Outro fato de destaque deste dia foi quanto aquele que havia faltado e que no inicio da aula estava participando - parece que já estava refazendo o modulo por várias vezes -, ele saiu da sala e foi para a rua, algo que “pega mal” aos professores dada a situação do local (que há grande concentração de trafico de drogas), o garoto disse que a diretora já ameaçou tirá-lo da escola. Eu, todavia, precisaria de mais tempo para identificar melhor seu perfil já que não aparenta ser alguém “marginalizado” a primeira vista, depois, inclusive deu a entender que talvez ele traficasse também.
Ao final da aula a professora começou a analisar os projetos das cadeiras, mas parece que apenas dois estavam atentos ao discurso da mesma e foram saindo enquanto ela falava sobre os valores do material reciclável.
No quarto dia havia cinco pessoas, todos homens, um que não estava presente em nenhuma das observações anteriores, tinha cara de menor de idade. Um que havia comparecido no dia anterior (o do desenho em perspectiva) chegou apenas na segunda aula. A professora continua a leitura da apostila junto aos estudantes. Tema de arte e ecologia, mas o assunto só fica na questão ecológica, nada se fala de arte. Ela levou um cesto feito de papel para usar de exemplo e um estudante (o mais velho) disse que eles produziram caixinhas daquele tipo com a outra professora. Isso deixou ainda mais claro a falta de interesse por parte da substituta de pensar uma aplicação artística em sua aula, sendo que ao fim da anterior perguntamos se havia materiais que pudéssemos usar em nossa aplicação e ela nesse tempo todo de substituta nem havia se interessado em abrir as caixas de materiais, por consequencia nem sabia da possibilidade de uso, disse que iria perguntar à parte pedagógica, porém no presente dia nos revelou que não havia feito.
Leram sobre a Bauhaus, mas o assunto ficou em torno do artesanato. A aula gira em torno de achismos, principalmente por parte da professora.
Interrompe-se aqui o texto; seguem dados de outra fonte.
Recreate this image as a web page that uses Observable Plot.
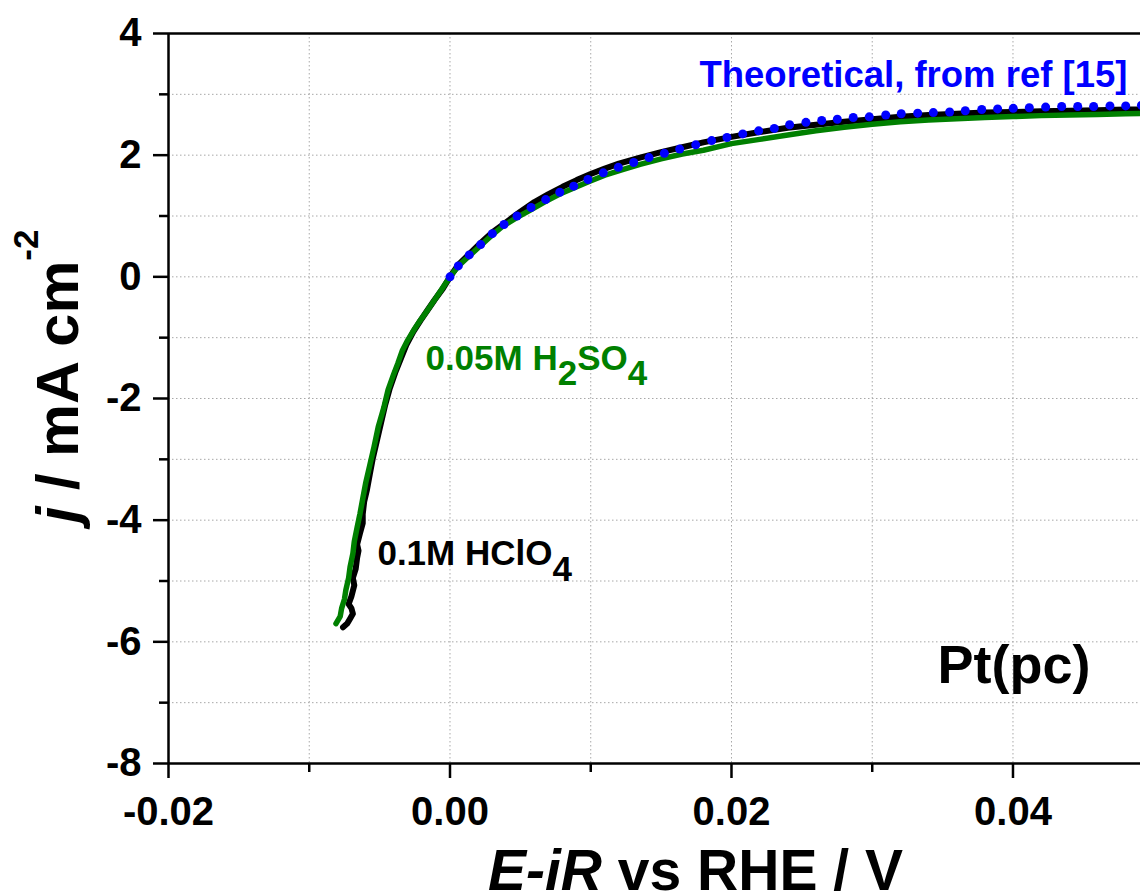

Em nenhum momento ela traz questões atuais que entrariam no assunto, como consumo consciente, por exemplo; falta-lhe claramente conhecimento e modo de aplicar, ficando presa as perguntas da apostila.
Ao final o que fica é a tristeza, a decepção diante da condição do ensino público, e onde todo aquele papo de “mais educação” na realidade não é isso, ou injetar dinheiro ou reforma do ensino, se toda nossa cultura de formação social não mudar, se o medo, a falta de encorajamento continuar sendo perpetuado dentro das instituições de ensino, sendo que estas estão presas, amarradas por um sistema vertical de tantas leis a serem os agentes substitutos dos braços daqueles que não conseguem por potência individual proporcionar a mudança, e educação é mudança, é acesso ao conhecimento mediado por alguém que deveria ser capacitado a esta prática, mas ao invés disso, prova-se que o professor não passa de uma peça a serviço de um sistema que existe para satisfazer uma lógica arcaica de um serviço social desconexo da realidade temporal, assim como do espírito do homem deste tempo.